▶ The problem: Using the material below, repeat exactly the lines from the one with "What D3.js code" through the one with "const idx = prices.map((d, i) => i);", ends included, without any images.

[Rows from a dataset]

%%

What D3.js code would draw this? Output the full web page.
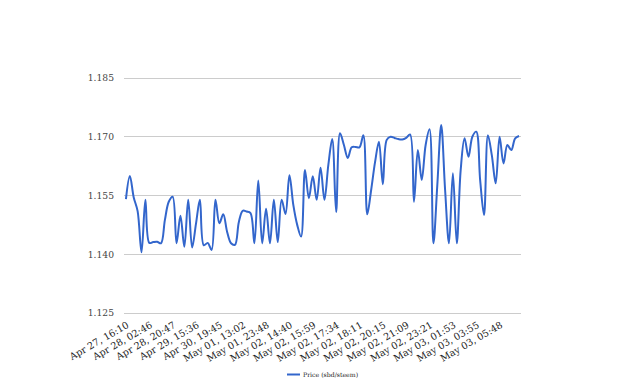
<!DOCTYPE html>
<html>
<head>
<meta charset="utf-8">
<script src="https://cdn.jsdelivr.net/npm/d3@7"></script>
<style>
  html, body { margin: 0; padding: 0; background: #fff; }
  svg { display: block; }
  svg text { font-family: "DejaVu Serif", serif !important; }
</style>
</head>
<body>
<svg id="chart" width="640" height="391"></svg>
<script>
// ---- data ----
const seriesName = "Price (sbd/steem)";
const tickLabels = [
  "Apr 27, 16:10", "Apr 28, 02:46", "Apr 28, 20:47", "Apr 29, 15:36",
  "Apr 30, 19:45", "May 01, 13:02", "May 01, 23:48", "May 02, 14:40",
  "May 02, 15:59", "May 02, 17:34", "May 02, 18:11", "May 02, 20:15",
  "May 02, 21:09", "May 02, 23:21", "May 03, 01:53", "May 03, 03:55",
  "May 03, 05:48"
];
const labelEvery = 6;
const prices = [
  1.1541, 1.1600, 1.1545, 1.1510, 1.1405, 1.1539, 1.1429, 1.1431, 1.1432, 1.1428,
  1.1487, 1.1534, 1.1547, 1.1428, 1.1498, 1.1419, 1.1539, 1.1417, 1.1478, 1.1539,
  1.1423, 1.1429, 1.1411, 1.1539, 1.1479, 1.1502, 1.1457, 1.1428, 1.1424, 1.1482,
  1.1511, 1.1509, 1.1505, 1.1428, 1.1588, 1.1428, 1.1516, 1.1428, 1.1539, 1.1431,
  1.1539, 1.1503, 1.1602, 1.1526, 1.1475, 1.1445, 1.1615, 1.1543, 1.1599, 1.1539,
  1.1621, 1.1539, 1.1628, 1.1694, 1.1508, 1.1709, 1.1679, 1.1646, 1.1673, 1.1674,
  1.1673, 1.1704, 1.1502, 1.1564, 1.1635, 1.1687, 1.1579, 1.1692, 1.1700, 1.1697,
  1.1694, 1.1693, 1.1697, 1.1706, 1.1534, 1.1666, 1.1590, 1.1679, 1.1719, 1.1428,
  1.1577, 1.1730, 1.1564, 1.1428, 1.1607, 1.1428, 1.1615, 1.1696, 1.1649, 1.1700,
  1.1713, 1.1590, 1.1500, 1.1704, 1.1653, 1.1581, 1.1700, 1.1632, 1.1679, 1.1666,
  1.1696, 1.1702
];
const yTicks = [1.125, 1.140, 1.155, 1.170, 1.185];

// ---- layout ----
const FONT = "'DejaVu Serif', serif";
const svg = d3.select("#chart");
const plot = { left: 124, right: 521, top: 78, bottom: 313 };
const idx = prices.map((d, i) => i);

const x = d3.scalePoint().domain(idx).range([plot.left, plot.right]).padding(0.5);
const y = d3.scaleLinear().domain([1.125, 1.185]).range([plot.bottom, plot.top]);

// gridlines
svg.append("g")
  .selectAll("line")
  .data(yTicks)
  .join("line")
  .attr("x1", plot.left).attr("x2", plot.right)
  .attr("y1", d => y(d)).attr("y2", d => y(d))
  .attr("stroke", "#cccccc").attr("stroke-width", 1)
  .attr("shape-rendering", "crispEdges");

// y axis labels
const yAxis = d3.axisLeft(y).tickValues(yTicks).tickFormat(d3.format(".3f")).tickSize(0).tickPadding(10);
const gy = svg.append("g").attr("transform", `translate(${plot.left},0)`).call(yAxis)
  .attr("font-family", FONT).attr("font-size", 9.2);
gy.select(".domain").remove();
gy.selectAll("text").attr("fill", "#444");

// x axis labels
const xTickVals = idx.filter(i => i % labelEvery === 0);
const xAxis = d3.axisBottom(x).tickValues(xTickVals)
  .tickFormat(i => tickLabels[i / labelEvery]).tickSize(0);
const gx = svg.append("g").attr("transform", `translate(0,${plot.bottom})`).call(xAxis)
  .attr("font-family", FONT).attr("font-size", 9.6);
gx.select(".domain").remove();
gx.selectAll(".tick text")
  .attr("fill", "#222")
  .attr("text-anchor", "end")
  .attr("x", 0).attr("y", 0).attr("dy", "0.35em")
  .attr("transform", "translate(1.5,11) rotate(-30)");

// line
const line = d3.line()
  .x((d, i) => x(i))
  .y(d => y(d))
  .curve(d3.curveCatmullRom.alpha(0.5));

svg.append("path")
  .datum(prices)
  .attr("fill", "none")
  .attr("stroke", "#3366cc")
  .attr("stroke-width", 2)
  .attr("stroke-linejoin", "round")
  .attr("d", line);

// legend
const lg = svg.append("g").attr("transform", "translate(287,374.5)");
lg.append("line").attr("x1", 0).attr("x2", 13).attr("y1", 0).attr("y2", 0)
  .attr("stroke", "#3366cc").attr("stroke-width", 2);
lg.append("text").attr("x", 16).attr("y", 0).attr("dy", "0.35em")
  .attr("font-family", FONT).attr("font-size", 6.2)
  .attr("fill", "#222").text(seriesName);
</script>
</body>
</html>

%%
%%

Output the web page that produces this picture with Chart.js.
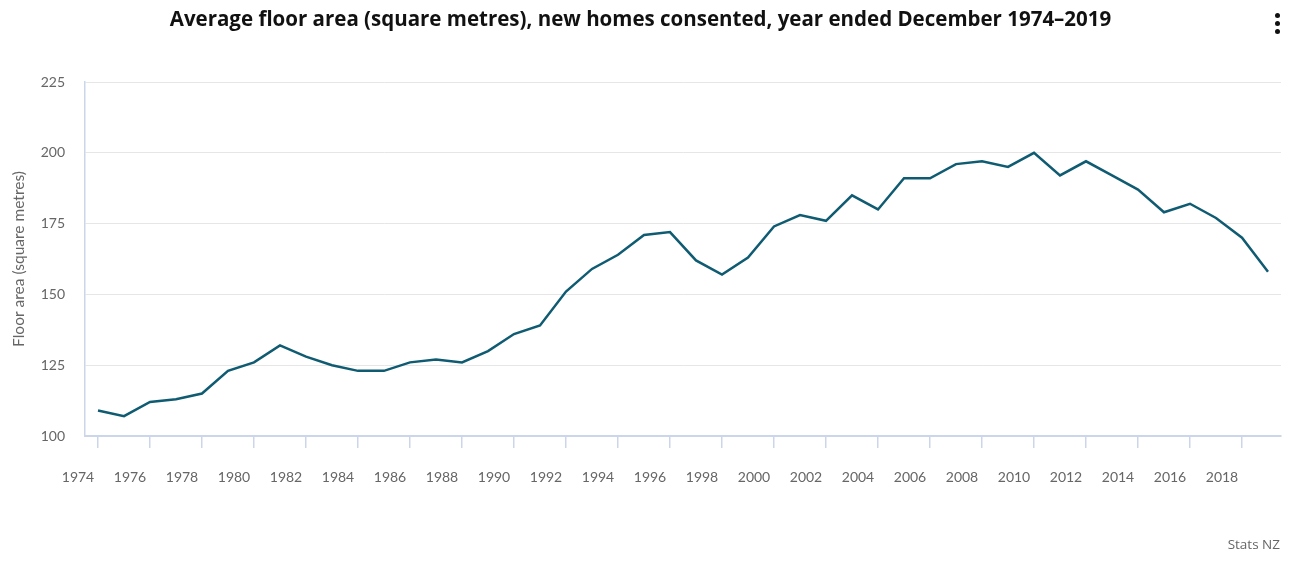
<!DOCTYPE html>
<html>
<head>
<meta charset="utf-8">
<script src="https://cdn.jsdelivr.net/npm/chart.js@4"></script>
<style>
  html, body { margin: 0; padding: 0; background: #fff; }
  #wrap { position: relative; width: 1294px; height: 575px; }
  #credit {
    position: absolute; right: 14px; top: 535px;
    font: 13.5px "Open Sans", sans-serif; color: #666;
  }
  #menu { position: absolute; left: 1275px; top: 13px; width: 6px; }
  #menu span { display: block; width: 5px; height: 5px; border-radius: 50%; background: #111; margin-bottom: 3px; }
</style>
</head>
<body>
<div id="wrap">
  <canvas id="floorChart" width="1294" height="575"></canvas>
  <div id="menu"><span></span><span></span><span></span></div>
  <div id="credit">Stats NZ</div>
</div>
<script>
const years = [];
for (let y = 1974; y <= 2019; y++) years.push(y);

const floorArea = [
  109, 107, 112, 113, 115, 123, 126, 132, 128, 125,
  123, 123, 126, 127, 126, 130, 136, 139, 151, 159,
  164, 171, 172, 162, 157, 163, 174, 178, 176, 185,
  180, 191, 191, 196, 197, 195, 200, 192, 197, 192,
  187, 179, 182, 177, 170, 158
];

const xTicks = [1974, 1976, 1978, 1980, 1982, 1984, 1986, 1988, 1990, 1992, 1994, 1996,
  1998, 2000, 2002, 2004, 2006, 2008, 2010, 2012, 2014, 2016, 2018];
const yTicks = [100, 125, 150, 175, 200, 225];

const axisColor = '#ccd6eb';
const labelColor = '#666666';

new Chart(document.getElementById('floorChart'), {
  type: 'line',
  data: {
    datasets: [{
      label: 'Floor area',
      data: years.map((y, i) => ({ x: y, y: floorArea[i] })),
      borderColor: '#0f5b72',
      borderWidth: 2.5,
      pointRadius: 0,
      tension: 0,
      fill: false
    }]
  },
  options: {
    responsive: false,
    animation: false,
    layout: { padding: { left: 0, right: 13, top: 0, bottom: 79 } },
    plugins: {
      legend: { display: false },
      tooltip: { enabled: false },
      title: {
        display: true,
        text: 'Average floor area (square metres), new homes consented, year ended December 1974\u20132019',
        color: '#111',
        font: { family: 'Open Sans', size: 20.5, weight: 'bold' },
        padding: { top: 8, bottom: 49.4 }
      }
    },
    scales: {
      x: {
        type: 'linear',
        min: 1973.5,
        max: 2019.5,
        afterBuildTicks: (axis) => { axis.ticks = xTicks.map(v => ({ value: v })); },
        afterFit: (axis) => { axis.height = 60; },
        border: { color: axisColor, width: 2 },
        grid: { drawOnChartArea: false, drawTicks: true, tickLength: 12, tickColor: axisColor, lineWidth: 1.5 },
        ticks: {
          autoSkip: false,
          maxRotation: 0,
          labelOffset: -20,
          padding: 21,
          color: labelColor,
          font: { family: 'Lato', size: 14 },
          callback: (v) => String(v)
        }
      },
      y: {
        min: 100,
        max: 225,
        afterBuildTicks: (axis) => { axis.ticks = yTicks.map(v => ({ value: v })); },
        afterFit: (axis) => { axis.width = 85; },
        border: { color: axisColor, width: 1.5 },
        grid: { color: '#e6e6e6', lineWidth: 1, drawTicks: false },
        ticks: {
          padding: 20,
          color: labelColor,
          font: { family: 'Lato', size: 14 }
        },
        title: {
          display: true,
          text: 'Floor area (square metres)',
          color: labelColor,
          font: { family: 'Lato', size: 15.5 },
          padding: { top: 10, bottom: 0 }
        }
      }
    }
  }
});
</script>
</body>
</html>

%%

▶ Written response:
What D3.js code would draw this? Output the full web page.
<!DOCTYPE html>
<html>
<head>
<meta charset="utf-8">
<script src="https://cdn.jsdelivr.net/npm/d3@7"></script>
<style>
  html, body { margin: 0; padding: 0; background: #fff; }
  svg { display: block; }
  svg text { font-family: "DejaVu Serif", serif !important; }
</style>
</head>
<body>
<svg id="chart" width="640" height="391"></svg>
<script>
// ---- data ----
const seriesName = "Price (sbd/steem)";
const tickLabels = [
  "Apr 27, 16:10", "Apr 28, 02:46", "Apr 28, 20:47", "Apr 29, 15:36",
  "Apr 30, 19:45", "May 01, 13:02", "May 01, 23:48", "May 02, 14:40",
  "May 02, 15:59", "May 02, 17:34", "May 02, 18:11", "May 02, 20:15",
  "May 02, 21:09", "May 02, 23:21", "May 03, 01:53", "May 03, 03:55",
  "May 03, 05:48"
];
const labelEvery = 6;
const prices = [
  1.1541, 1.1600, 1.1545, 1.1510, 1.1405, 1.1539, 1.1429, 1.1431, 1.1432, 1.1428,
  1.1487, 1.1534, 1.1547, 1.1428, 1.1498, 1.1419, 1.1539, 1.1417, 1.1478, 1.1539,
  1.1423, 1.1429, 1.1411, 1.1539, 1.1479, 1.1502, 1.1457, 1.1428, 1.1424, 1.1482,
  1.1511, 1.1509, 1.1505, 1.1428, 1.1588, 1.1428, 1.1516, 1.1428, 1.1539, 1.1431,
  1.1539, 1.1503, 1.1602, 1.1526, 1.1475, 1.1445, 1.1615, 1.1543, 1.1599, 1.1539,
  1.1621, 1.1539, 1.1628, 1.1694, 1.1508, 1.1709, 1.1679, 1.1646, 1.1673, 1.1674,
  1.1673, 1.1704, 1.1502, 1.1564, 1.1635, 1.1687, 1.1579, 1.1692, 1.1700, 1.1697,
  1.1694, 1.1693, 1.1697, 1.1706, 1.1534, 1.1666, 1.1590, 1.1679, 1.1719, 1.1428,
  1.1577, 1.1730, 1.1564, 1.1428, 1.1607, 1.1428, 1.1615, 1.1696, 1.1649, 1.1700,
  1.1713, 1.1590, 1.1500, 1.1704, 1.1653, 1.1581, 1.1700, 1.1632, 1.1679, 1.1666,
  1.1696, 1.1702
];
const yTicks = [1.125, 1.140, 1.155, 1.170, 1.185];

// ---- layout ----
const FONT = "'DejaVu Serif', serif";
const svg = d3.select("#chart");
const plot = { left: 124, right: 521, top: 78, bottom: 313 };
const idx = prices.map((d, i) => i);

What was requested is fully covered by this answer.